What is to be printed is the span of lines starting at the one containing "Recreate this image" and ending at the one containing "ax2 = fig.add_axes([0.240, 0.119, 0.517, 0.372])", reproduced exactly with pictures left out.

::::::

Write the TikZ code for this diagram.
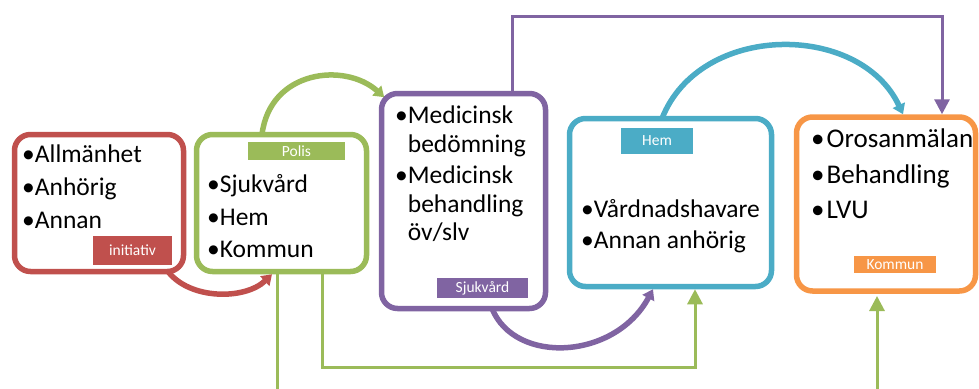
\documentclass[tikz,border=0pt]{standalone}
\usepackage{fontspec}
\setmainfont{Carlito}
\usetikzlibrary{arrows.meta}
\definecolor{cred}{HTML}{C0504D}
\definecolor{cgreen}{HTML}{9BBB59}
\definecolor{cpurple}{HTML}{8064A2}
\definecolor{cteal}{HTML}{4BACC6}
\definecolor{corange}{HTML}{F79646}
\begin{document}
\begin{tikzpicture}[x=1pt,y=-1pt,
  panel/.style={draw=#1, line width=5.5pt, rounded corners=16pt, fill=white,
    inner sep=0pt, outer sep=0pt},
  tag/.style={fill=#1, text=white, font=\fontsize{15.5}{16}\selectfont,
    inner sep=0pt, outer sep=0pt},
  entry/.style={anchor=base west, inner sep=0pt, font=\fontsize{25.5}{30}\selectfont},
  bigentry/.style={anchor=base west, inner sep=0pt, font=\fontsize{27}{30}\selectfont},
  bendarrow/.style={draw=#1, line width=5.5pt, -{Triangle[length=10pt,width=13pt]}},
  link/.style={draw=#1, line width=3pt, -{Triangle[length=15pt,width=15pt]}},
  plainlink/.style={draw=#1, line width=3pt}]
\useasboundingbox (0,0) rectangle (979,388);
\clip (0,0) rectangle (979,388);

% panels
\node[panel=cred,    minimum width=169, minimum height=137] (src)  at (99,203) {};
\node[panel=cgreen,  minimum width=170, minimum height=137] (pol)  at (281.5,203) {};
\node[panel=cpurple, minimum width=164, minimum height=215] (vard) at (463.5,201) {};
\node[panel=cteal,   minimum width=202, minimum height=168] (hem)  at (670.5,202.5) {};
\node[panel=corange, minimum width=179, minimum height=174] (kom)  at (886,204) {};

% category tags
\node[tag=cred,    minimum width=79, minimum height=29] (srctag)  at (132.5,250.5) {initiativ};
\node[tag=cgreen,  minimum width=97, minimum height=18] (poltag)  at (296.5,151) {Polis};
\node[tag=cpurple, minimum width=91, minimum height=20] (vardtag) at (482.5,288) {Sjukvård};
\node[tag=cteal,   minimum width=72, minimum height=26] (hemtag)  at (657,141) {Hem};
\node[tag=corange, minimum width=82, minimum height=17] (komtag)  at (895,264.5) {Kommun};

% bullet lists
\node[entry] (src1) at (22,162) {•Allmänhet};
\node[entry] (src2) at (22,195) {•Anhörig};
\node[entry] (src3) at (22,228) {•Annan};

\node[entry] (pol1) at (207,192) {•Sjukvård};
\node[entry] (pol2) at (207,225) {•Hem};
\node[entry] (pol3) at (207,257) {•Kommun};

\node[entry] (vard1) at (395,123) {•Medicinsk};
\node[entry] (vard2) at (395,152) {\hphantom{•}bedömning};
\node[entry] (vard3) at (395,183) {•Medicinsk};
\node[entry] (vard4) at (395,212) {\hphantom{•}behandling};
\node[entry] (vard5) at (395,240) {\hphantom{•}öv/slv};

\node[entry] (hem1) at (581,217) {•Vårdnadshavare};
\node[entry] (hem2) at (581,248) {•Annan anhörig};

\node[bigentry] (kom1) at (811,147) {•\hspace{2pt}Orosanmälan};
\node[bigentry] (kom2) at (811,183) {•\hspace{2pt}Behandling};
\node[bigentry] (kom3) at (811,218) {•\hspace{2pt}LVU};

% free ends at the lower border
\coordinate (polout) at (277,395);
\coordinate (komin)  at (877,395);

% curved hand-over arrows
\draw[bendarrow=cred] ([shift={(69,0)}]src.south)
  .. controls (190,300) and (245,300) .. ([shift={(-9.5,2.75)}]pol.south);
\draw[bendarrow=cgreen] ([shift={(-19.5,0)}]pol.north)
  .. controls (270,70) and (345,62) .. ([shift={(2.7,3.7)}]vard.north west);
\draw[bendarrow=cpurple] ([shift={(28.5,0)}]vard.south)
  .. controls (515,365) and (615,360) .. ([shift={(-17.5,2.75)}]hem.south);
\draw[bendarrow=cteal] ([shift={(-8.5,0)}]hem.north)
  .. controls (700,22) and (860,22) .. ([shift={(17,-2.75)}]kom.north);

% straight connectors
\draw[link=cpurple] ([shift={(48.5,0)}]vard.north) -- ++(0,-77.5)
  -| ([shift={(56,-2.75)}]kom.north);
\draw[plainlink=cgreen] ([shift={(-4.5,0)}]pol.south) -- (polout);
\draw[link=cgreen] ([shift={(40.5,0)}]pol.south) -- ++(0,95.5)
  -| ([shift={(24.5,2.75)}]hem.south);
\draw[link=cgreen] (komin) -- ([shift={(-9,5)}]kom.south);
\end{tikzpicture}
\end{document}
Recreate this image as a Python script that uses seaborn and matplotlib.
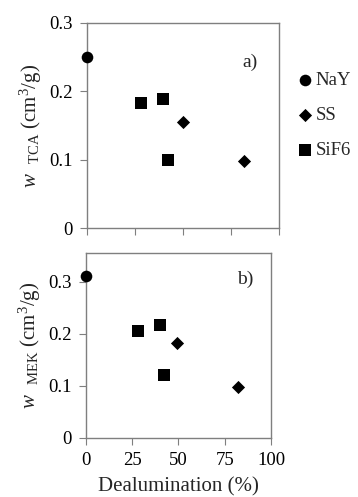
import matplotlib
matplotlib.use("Agg")
import matplotlib.pyplot as plt
import seaborn as sns
import pandas as pd

# data
samples = ["NaY", "SiF6", "SiF6", "SiF6", "SS", "SS"]
dealum = [0, 28, 39.5, 42, 50, 82]
w_tca = [0.25, 0.183, 0.188, 0.099, 0.155, 0.098]
dealum_b = [0, 28, 40, 42, 49, 82]
w_mek = [0.31, 0.205, 0.217, 0.12, 0.183, 0.097]

sns.set_style("ticks")
plt.rcParams["font.family"] = ["Liberation Serif", "DejaVu Serif"]
plt.rcParams["mathtext.fontset"] = "custom"
plt.rcParams["mathtext.rm"] = "Liberation Serif"
plt.rcParams["mathtext.it"] = "Liberation Serif:italic"

df_a = pd.DataFrame({"sample": samples, "x": dealum, "y": w_tca})
df_b = pd.DataFrame({"sample": samples, "x": dealum_b, "y": w_mek})

markers = {"NaY": "o", "SS": "D", "SiF6": "s"}
sizes = {"NaY": 70, "SS": 45, "SiF6": 85}
order = ["NaY", "SS", "SiF6"]

fig = plt.figure(figsize=(3.58, 4.97), dpi=100)
ax1 = fig.add_axes([0.243, 0.541, 0.536, 0.413])
ax2 = fig.add_axes([0.240, 0.119, 0.517, 0.372])

for ax, df in [(ax1, df_a), (ax2, df_b)]:
    for s in order:
        d = df[df["sample"] == s]
        sns.scatterplot(data=d, x="x", y="y", marker=markers[s], s=sizes[s],
                        color="black", edgecolor="black", linewidth=0,
                        ax=ax, clip_on=False, zorder=5, label=s)
    ax.set_xlim(0, 100)
    ax.set_xticks([0, 25, 50, 75, 100])
    for sp in ax.spines.values():
        sp.set_color("#7f7f7f")
        sp.set_linewidth(1.0)
    ax.tick_params(colors="#7f7f7f", labelcolor="black", labelsize=13.5,
                   length=5, width=0.8, pad=5)
    ax.get_legend().remove()

ax1.set_ylim(0, 0.3)
ax1.set_yticks([0, 0.1, 0.2, 0.3])
ax1.set_yticklabels(["0", "0.1", "0.2", "0.3"])
ax1.set_xticklabels([])
ax1.set_xlabel("")
ax1.set_ylabel(r"$w$  $_{\mathrm{TCA}}$ (cm$^3$/g)", fontsize=15, labelpad=4)
ax1.text(0.81, 0.81, "a)", transform=ax1.transAxes, fontsize=14, va="center")

ax2.set_ylim(0, 0.355)
ax2.set_yticks([0, 0.1, 0.2, 0.3])
ax2.set_yticklabels(["0", "0.1", "0.2", "0.3"])
ax2.set_xticklabels(["0", "25", "50", "75", "100"])
ax2.set_xlabel("Dealumination (%)", fontsize=15, labelpad=6)
ax2.set_ylabel(r"$w$  $_{\mathrm{MEK}}$ (cm$^3$/g)", fontsize=15, labelpad=4)
ax2.text(0.815, 0.855, "b)", transform=ax2.transAxes, fontsize=14, va="center")

handles, labels = ax1.get_legend_handles_labels()
fig.legend(handles, labels, loc="upper left", bbox_to_anchor=(0.805, 0.87),
           frameon=False, fontsize=13.5, handletextpad=0.05, labelspacing=0.95,
           handlelength=1.0, borderaxespad=0)

fig.savefig("out.png", dpi=100)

::::::

Task answer:
Recreate this image as a Python script that uses seaborn and matplotlib.
import matplotlib
matplotlib.use("Agg")
import matplotlib.pyplot as plt
import seaborn as sns
import pandas as pd

# data
samples = ["NaY", "SiF6", "SiF6", "SiF6", "SS", "SS"]
dealum = [0, 28, 39.5, 42, 50, 82]
w_tca = [0.25, 0.183, 0.188, 0.099, 0.155, 0.098]
dealum_b = [0, 28, 40, 42, 49, 82]
w_mek = [0.31, 0.205, 0.217, 0.12, 0.183, 0.097]

sns.set_style("ticks")
plt.rcParams["font.family"] = ["Liberation Serif", "DejaVu Serif"]
plt.rcParams["mathtext.fontset"] = "custom"
plt.rcParams["mathtext.rm"] = "Liberation Serif"
plt.rcParams["mathtext.it"] = "Liberation Serif:italic"

df_a = pd.DataFrame({"sample": samples, "x": dealum, "y": w_tca})
df_b = pd.DataFrame({"sample": samples, "x": dealum_b, "y": w_mek})

markers = {"NaY": "o", "SS": "D", "SiF6": "s"}
sizes = {"NaY": 70, "SS": 45, "SiF6": 85}
order = ["NaY", "SS", "SiF6"]

fig = plt.figure(figsize=(3.58, 4.97), dpi=100)
ax1 = fig.add_axes([0.243, 0.541, 0.536, 0.413])
ax2 = fig.add_axes([0.240, 0.119, 0.517, 0.372])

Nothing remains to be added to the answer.